__What you have to do__
Exactly as written, write out the lines below from the first to the one containing "198.6, 199.4, 199.8];", inclusive. Pictures do not belong in the copy.

__Data section__
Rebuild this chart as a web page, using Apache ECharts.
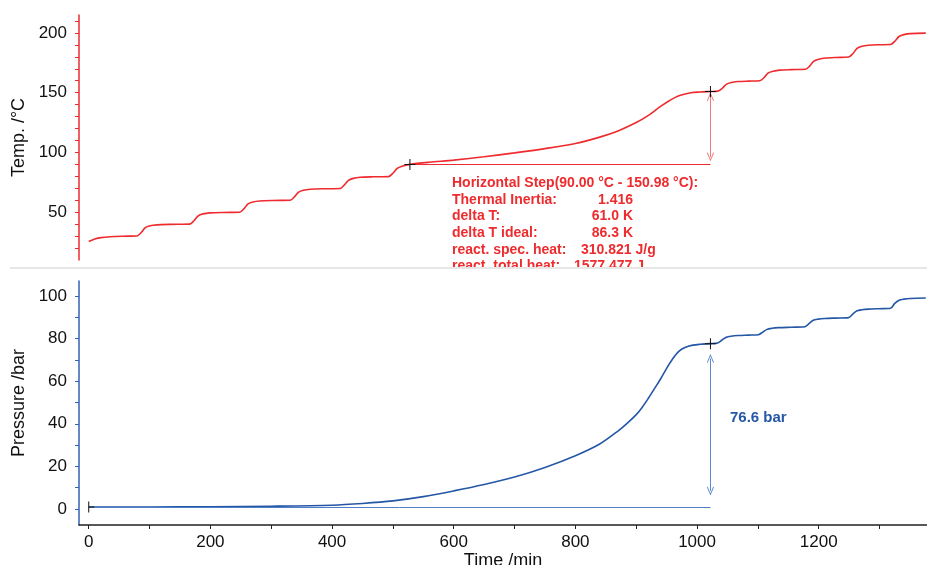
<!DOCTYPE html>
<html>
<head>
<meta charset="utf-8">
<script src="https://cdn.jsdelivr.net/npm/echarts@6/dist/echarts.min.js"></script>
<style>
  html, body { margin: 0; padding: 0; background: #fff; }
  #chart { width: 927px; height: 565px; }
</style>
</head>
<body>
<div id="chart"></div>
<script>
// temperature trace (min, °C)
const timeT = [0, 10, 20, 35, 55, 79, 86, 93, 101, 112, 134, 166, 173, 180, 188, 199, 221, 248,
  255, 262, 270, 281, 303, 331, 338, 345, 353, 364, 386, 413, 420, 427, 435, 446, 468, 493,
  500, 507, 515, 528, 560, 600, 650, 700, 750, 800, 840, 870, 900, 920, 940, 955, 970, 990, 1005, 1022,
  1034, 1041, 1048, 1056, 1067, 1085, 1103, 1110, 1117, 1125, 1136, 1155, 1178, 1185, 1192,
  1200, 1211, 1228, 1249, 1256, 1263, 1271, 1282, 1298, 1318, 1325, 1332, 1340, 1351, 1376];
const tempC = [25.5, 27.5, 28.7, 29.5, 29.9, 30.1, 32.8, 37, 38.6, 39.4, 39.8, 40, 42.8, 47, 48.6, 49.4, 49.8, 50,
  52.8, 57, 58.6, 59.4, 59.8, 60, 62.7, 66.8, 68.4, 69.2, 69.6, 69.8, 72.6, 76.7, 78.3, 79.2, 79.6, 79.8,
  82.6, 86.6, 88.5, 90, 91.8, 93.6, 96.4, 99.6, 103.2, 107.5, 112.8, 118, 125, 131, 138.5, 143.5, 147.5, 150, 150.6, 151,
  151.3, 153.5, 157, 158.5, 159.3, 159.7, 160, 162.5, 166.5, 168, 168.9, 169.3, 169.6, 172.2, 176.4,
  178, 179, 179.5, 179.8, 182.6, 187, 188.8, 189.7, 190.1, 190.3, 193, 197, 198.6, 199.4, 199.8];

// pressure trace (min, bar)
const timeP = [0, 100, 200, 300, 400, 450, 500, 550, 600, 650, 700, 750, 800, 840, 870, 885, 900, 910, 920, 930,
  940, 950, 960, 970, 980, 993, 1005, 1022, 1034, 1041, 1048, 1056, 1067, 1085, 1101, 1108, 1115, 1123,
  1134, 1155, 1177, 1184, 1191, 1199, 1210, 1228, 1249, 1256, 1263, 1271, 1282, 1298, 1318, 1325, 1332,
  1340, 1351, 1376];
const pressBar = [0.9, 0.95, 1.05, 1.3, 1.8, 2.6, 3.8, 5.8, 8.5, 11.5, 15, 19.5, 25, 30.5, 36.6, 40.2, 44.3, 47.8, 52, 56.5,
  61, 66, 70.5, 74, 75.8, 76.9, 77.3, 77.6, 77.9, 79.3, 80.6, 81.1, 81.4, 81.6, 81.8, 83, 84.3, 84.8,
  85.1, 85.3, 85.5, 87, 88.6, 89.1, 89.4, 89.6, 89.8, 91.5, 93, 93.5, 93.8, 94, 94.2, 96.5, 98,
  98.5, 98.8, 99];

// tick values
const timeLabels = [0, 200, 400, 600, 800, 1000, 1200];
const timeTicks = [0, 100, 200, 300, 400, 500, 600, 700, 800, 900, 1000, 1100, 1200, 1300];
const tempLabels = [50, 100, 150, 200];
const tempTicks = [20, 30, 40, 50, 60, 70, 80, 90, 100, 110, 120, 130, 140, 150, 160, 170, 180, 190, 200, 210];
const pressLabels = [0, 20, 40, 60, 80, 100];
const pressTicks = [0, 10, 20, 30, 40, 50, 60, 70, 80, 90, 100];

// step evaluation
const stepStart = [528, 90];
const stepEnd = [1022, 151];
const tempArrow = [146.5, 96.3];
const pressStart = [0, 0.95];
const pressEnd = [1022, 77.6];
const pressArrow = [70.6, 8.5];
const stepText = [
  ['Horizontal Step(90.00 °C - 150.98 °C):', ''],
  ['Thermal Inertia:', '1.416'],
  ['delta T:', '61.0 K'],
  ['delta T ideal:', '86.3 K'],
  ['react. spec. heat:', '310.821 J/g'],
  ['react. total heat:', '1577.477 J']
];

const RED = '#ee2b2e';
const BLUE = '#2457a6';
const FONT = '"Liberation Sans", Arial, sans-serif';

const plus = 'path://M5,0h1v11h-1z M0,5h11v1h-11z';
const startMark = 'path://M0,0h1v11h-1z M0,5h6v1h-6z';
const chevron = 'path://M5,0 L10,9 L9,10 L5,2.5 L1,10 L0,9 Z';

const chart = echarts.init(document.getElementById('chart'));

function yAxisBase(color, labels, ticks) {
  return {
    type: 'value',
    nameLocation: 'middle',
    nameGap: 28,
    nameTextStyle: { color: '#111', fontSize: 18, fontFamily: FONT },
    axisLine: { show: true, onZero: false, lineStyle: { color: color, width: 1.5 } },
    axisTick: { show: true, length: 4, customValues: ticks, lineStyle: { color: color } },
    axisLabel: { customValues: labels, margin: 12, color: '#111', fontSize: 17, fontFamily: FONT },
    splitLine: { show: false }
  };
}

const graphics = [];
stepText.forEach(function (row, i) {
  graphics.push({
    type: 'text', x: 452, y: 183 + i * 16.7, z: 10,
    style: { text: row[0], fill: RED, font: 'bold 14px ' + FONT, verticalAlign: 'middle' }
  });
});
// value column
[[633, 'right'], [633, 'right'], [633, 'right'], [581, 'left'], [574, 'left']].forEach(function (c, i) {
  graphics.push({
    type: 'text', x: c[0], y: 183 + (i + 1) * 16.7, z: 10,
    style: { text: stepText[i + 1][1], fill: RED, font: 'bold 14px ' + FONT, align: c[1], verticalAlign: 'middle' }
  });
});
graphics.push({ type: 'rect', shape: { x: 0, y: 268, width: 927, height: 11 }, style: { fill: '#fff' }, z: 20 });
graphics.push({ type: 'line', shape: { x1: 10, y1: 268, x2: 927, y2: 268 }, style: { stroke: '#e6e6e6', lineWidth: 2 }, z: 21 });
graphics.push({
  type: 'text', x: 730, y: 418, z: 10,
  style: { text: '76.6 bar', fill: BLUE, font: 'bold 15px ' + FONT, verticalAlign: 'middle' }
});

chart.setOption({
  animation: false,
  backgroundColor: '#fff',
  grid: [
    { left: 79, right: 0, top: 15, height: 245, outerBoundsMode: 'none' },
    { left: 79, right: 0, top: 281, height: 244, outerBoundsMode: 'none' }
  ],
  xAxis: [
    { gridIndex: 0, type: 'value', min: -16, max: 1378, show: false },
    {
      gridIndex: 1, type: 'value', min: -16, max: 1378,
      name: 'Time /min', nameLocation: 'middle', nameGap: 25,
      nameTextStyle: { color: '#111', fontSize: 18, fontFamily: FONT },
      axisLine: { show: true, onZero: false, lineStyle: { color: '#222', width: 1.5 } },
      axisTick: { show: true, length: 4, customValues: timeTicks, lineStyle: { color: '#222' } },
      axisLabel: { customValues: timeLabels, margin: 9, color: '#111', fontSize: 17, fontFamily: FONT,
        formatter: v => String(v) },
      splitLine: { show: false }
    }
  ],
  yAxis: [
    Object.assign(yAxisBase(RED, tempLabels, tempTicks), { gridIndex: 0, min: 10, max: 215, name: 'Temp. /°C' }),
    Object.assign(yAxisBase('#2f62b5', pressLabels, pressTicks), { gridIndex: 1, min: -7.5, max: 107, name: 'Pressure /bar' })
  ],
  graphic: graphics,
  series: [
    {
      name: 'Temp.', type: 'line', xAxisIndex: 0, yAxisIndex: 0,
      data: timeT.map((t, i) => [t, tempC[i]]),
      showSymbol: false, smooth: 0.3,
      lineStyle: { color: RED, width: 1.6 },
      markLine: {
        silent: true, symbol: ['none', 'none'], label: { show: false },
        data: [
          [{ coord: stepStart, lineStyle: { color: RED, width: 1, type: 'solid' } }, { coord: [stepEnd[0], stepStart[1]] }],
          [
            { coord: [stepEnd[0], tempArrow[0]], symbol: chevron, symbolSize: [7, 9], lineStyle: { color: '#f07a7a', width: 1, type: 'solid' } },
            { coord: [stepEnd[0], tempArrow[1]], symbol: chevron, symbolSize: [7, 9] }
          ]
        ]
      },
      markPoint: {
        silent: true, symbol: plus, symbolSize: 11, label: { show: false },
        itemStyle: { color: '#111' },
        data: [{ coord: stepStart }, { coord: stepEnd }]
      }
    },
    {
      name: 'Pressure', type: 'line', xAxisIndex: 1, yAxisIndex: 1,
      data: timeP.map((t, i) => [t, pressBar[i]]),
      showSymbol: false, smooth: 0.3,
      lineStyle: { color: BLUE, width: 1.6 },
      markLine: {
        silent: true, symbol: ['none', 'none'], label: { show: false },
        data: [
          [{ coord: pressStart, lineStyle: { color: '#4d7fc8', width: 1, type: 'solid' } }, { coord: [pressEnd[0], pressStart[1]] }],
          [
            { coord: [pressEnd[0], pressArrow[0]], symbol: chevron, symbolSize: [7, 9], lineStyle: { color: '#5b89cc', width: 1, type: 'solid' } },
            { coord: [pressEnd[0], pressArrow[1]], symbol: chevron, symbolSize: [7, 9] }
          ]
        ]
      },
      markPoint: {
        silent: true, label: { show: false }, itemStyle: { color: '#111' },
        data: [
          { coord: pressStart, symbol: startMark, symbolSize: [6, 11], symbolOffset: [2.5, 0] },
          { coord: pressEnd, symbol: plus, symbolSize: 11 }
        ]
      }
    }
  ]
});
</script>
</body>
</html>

__Solution for this exercise__
Rebuild this chart as a web page, using Apache ECharts.
<!DOCTYPE html>
<html>
<head>
<meta charset="utf-8">
<script src="https://cdn.jsdelivr.net/npm/echarts@6/dist/echarts.min.js"></script>
<style>
  html, body { margin: 0; padding: 0; background: #fff; }
  #chart { width: 927px; height: 565px; }
</style>
</head>
<body>
<div id="chart"></div>
<script>
// temperature trace (min, °C)
const timeT = [0, 10, 20, 35, 55, 79, 86, 93, 101, 112, 134, 166, 173, 180, 188, 199, 221, 248,
  255, 262, 270, 281, 303, 331, 338, 345, 353, 364, 386, 413, 420, 427, 435, 446, 468, 493,
  500, 507, 515, 528, 560, 600, 650, 700, 750, 800, 840, 870, 900, 920, 940, 955, 970, 990, 1005, 1022,
  1034, 1041, 1048, 1056, 1067, 1085, 1103, 1110, 1117, 1125, 1136, 1155, 1178, 1185, 1192,
  1200, 1211, 1228, 1249, 1256, 1263, 1271, 1282, 1298, 1318, 1325, 1332, 1340, 1351, 1376];
const tempC = [25.5, 27.5, 28.7, 29.5, 29.9, 30.1, 32.8, 37, 38.6, 39.4, 39.8, 40, 42.8, 47, 48.6, 49.4, 49.8, 50,
  52.8, 57, 58.6, 59.4, 59.8, 60, 62.7, 66.8, 68.4, 69.2, 69.6, 69.8, 72.6, 76.7, 78.3, 79.2, 79.6, 79.8,
  82.6, 86.6, 88.5, 90, 91.8, 93.6, 96.4, 99.6, 103.2, 107.5, 112.8, 118, 125, 131, 138.5, 143.5, 147.5, 150, 150.6, 151,
  151.3, 153.5, 157, 158.5, 159.3, 159.7, 160, 162.5, 166.5, 168, 168.9, 169.3, 169.6, 172.2, 176.4,
  178, 179, 179.5, 179.8, 182.6, 187, 188.8, 189.7, 190.1, 190.3, 193, 197, 198.6, 199.4, 199.8];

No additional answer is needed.